With the cryptocurrency market hurtling toward a $1 trillion valuation, major accounting firms have had to reconsider their hiring needs.

Over the past two years, the Big Four agencies and smaller companies have been building teams to keep pace with rapidly growing demand for blockchain expertise. EY, Deloitte, KPMG and PwC are pursuing a range of initiatives to increase services and develop their own blockchain projects. The firms expect blockchain to take deeper root in business and find a widening number of applications.

“There are so many use cases for blockchain, and we’re only scratching the surface of what might be possible with this exciting, new technology,” said Kim Paykel, EYX programme director, while discussing EY’s 2016 Startup Challenge, which helped six blockchain startups.

The job website indeed.com reported last year that the number of blockchain postings from 2015 through almost the end of last year rose more than 600 percent. Last summer saw the launch of Crypto Jobs List, which posts blockchain jobs. Recent openings included analysts, software engineers, community managers and a “crypto Ninja.”

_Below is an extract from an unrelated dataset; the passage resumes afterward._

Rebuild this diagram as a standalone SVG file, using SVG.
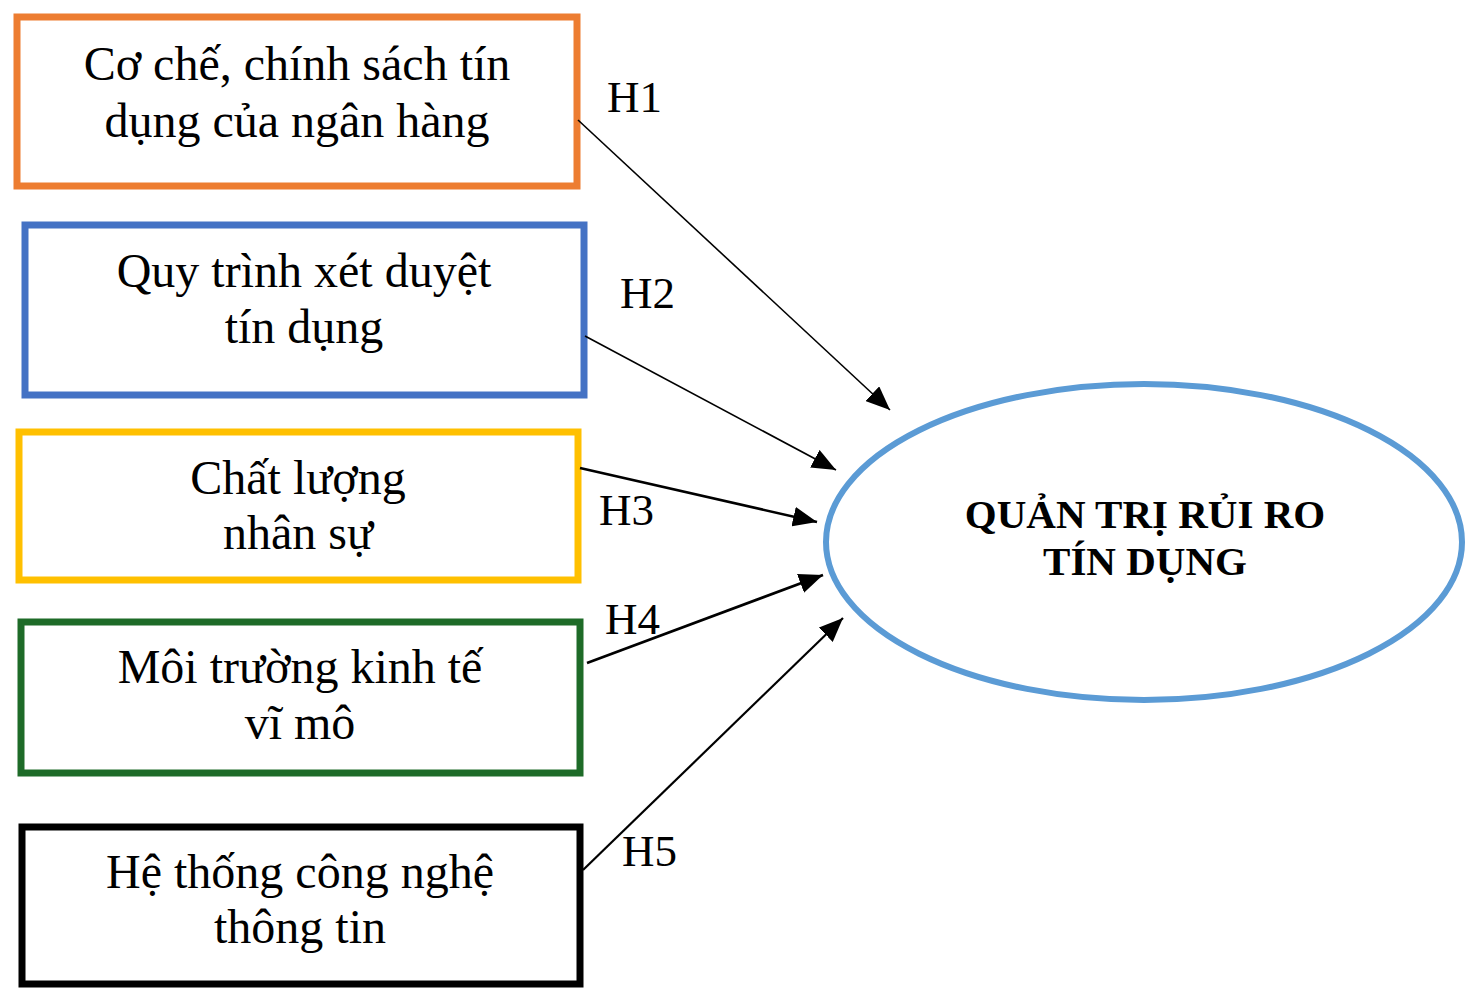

To be sure, accounting firms are traditionally cautious, and the blockchain remains more about potential than accomplishments. “You have to understand that, traditionally, accounting firms are very conservative, so some [firms] aren’t going to want to take it on,” said Craig Smalley, CEO of the Florida-based accounting and financial services conglomerate CWSEAPA.

Yet Smalley added that accounting firms will grow their blockchain services as they develop a fuller grasp of the technology: “The real money is in understanding the blockchain technology, and the more they understand about that, the better they will do.”

ATMs and a Digital Wallet

In a 2017 report, the research group HfS called EY fairly advanced in its use of blockchain. In 2017, EY Switzerland became the first accounting firm to give employees a digital wallet and to accept payment for invoices through bitcoin (BTC) Both EY Switzerland and Deloitte’s Toronto offices have bitcoin ATMs in their offices.

“It is important to us that everybody gets on board and prepares themselves for the revolution set to take place in the business world through blockchains,” said Marcel Stalder, CEO of EY Switzerland in an EY press release last year. “Blockchains are a very quickly developing technology that can permanently change many sectors.”

Deloitte has opened two blockchain labs since 2016 and last year joined the Ethereum Enterprise Alliance (EEA) and the Hyperledger Project, two massive groups of organizations working on blockchain initiatives.

In a recent whitepaper, Deloitte claimed that blockchain “has the potential to shapeshift the nature of today’s accounting.” Experts say it will dramatically change the process of auditing and compliance, and some believe it could make accounting more reliable and trustworthy.

Last February, KPMG and Microsoft announced a joint effort, Blockchain Nodes, to explore the use of blockchain in improving business processes. The effort is targeting financial services but also encompasses health care and other industries.

A month later, PwC signed an agreement with online retail giant Alibaba to see how blockchain technology could address fraud and improve operations in the food supply industry.

Smalley said that rather than fearing disruption caused by block, Smalley said, accounting and financial service firms are wise to see it as an opportunity.  “They should read everything they can about it,” he said. “I know a lot of [accounting professionals] who won’t touch it, but it’s something they should all be looking at.”